The last time our people came together after a period of conflict between us was when five regions of our people brought their 49 families together committing their titles with that of Tadadaho to create the Kaianerehkowa. The great peace enjoyed by the Great Path of Goodness was to be recited every year to all of our people in all our territories and would be recited at a great convention for all of our people every five years. We need to once again come to a unified understanding of what bound us together before the clash of the European culture would disrupt our people so. Religion, disease, war and the growth of the capitalist empire have left many of our people struggling with their sense of identity. Even "Indian" religions have clouded the waters to such an extent that we only look back to what a handful of generations have offered up as a definition of what it means to be Ohnkwe Ohnwe or Haudenosaunee.
It is time to look at the path worn by the millions of feet that walked this land before us. The Kaianerehkowa has not been properly examined or certainly followed in over 200 years. Generations of egotistical men, many of them carrying some of those 50 titles, have moved so far off that path that the generations that followed lost their way back. I have no use for examining the paths followed by generations of oppressed people, a path of survival. I would rather return to the path that advanced our people rather than the one used to desperately hang on to shadows of who we were. We need to relearn the Kainerehkowa and let it be a priority.

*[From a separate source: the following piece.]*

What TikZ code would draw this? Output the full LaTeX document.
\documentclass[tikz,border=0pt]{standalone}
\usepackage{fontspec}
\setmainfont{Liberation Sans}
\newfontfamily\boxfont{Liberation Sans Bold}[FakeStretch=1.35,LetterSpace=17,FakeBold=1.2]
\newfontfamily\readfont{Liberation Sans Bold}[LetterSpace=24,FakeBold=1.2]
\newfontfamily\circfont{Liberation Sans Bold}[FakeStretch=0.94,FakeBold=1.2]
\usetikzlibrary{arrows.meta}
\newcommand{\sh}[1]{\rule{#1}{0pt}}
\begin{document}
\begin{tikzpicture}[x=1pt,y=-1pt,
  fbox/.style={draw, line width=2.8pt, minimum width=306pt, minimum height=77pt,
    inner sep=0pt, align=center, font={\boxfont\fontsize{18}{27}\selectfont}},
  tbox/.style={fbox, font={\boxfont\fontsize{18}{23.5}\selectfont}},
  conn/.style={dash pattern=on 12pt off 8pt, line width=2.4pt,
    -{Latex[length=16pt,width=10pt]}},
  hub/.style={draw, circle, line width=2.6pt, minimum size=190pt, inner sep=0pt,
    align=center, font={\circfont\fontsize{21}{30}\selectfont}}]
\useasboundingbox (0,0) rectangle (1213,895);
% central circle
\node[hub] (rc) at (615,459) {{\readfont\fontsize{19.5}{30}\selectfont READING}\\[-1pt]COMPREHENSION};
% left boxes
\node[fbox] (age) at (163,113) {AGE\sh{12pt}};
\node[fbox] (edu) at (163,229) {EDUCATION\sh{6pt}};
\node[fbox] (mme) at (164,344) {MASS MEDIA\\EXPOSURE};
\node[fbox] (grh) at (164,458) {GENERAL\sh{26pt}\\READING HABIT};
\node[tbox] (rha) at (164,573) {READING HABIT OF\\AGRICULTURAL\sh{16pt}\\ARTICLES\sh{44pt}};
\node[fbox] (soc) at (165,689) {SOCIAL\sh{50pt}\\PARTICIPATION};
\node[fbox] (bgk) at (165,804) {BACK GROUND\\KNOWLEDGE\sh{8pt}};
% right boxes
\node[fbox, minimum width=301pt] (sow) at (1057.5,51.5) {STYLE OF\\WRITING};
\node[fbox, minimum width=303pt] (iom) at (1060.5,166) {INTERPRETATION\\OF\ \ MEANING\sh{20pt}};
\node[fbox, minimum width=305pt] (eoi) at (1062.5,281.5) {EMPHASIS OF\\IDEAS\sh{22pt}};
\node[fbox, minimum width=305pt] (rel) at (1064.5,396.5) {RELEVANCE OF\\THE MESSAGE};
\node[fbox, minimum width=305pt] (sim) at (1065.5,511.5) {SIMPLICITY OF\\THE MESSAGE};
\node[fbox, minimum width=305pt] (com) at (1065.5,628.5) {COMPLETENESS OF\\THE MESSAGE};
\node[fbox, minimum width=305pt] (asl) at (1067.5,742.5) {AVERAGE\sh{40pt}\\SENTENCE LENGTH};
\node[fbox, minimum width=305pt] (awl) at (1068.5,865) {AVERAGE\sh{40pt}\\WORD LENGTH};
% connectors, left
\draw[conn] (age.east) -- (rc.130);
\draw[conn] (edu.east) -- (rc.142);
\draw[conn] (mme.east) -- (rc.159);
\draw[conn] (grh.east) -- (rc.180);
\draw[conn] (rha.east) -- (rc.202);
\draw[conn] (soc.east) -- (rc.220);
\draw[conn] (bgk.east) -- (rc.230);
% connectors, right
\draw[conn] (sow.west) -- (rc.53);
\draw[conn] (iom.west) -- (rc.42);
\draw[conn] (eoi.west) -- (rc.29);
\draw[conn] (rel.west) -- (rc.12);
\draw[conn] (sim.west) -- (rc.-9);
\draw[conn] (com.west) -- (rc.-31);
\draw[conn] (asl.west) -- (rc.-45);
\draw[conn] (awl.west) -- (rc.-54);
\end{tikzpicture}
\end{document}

If our people can brandish the Hiawentha Belt on everything from flags to body art, if we can treat our Longhouses like churches, if we can gather to celebrate "treaty commemorations", if we can wear our "Indianess" on our sleeves; then why can't we learn the one thing that separated us and distinguished us from all other men. The Kaianerehkowa is not a gift from the "Creator". It is the path that honors Creation. It is not "like" anything that man has created. It is not a supernatural phenomenon but rather a natural one. In a world where power, authority and wealth was wrestled from the weak or ignorant to be placed with the privileged few, the Kaianerehkowa was the only model that proved liberty was not chaos and that authority and dominion over others was not required for order and peace. If we can adopt all of these false "traditions" that we claim to be a part of our "culture" then how about reclaiming the lost tradition of a yearly recital. Perhaps then the festivals our people celebrated will begin to have real meaning and a genuine return to a higher quality of life can begin.

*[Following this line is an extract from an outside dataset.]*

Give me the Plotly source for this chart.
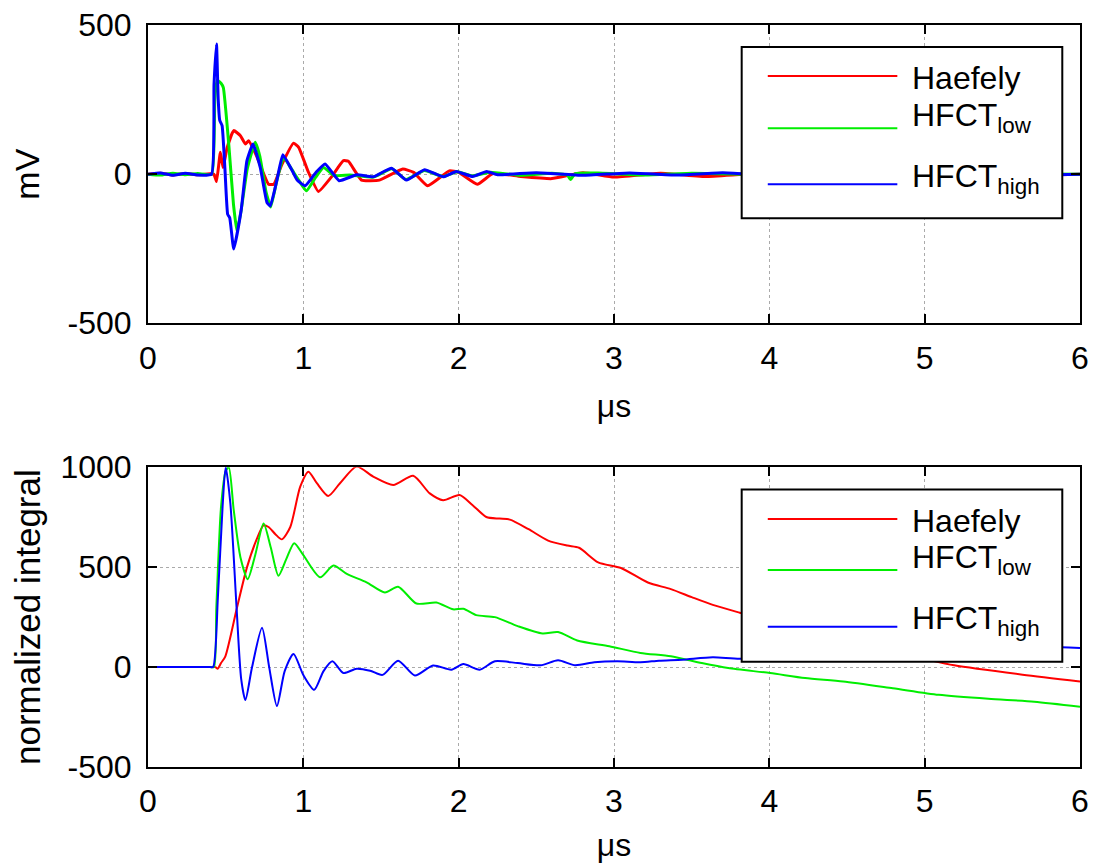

Thursday, November 4, 2010
For many of us that have been putting up the resistance to New York State as they encroach on Native lands and liberties of Native people, we always look at these new governors with more questions than expectations. Will Andrew take advice from his dad on Native issues? And will his advice come from the Mario that showed skill and integrity in the handling of the Ganienkeh stand off or from the State's Chief Executive that was responsible for "Gallant Piper"? The senior Cuomo was the first governor to tackle the "problem" of Native retailers marketing their regulatory advantages. He took a State licensed wholesaler all the way to the Supreme Court to prove he had authority over him and laid the groundwork as he and future administrations who would attempt to choke off our supply or tax our wholesale purchases.
It turns out that our resistance convinced the tough talking Republican that replaced him to do a complete about-face on the subject. As it would turn out, George Pataki would prove to be the most diplomatic State executive we have faced and properly addressed the issue politically rather than through force or courts. It is worth noting that Governor Pataki paid no political cost for respecting Native sovereignty.
So now a second generation Governor takes the helm. This one faces challenges the others couldn't have dreamed of; anemic revenue from Wall Street and a billion dollars a week going out to Medicaid. Even the conservative estimates have New York facing a $10 billion deficit next year. The question is: will Cuomo the younger do as others have and use us as a distraction from his real issues or will he ignore the racist clamor from morons like US Congressman, Peter King and his new found Republican majority which will now put him as a chairman of the Homeland Security Committee? How close will this one push us to the brink of an all out conflict before he becomes another humbled governor.
Wouldn't it be a pleasant surprise to start out with one of these guys as a human being instead of so much of our energy going into forcing him to be one?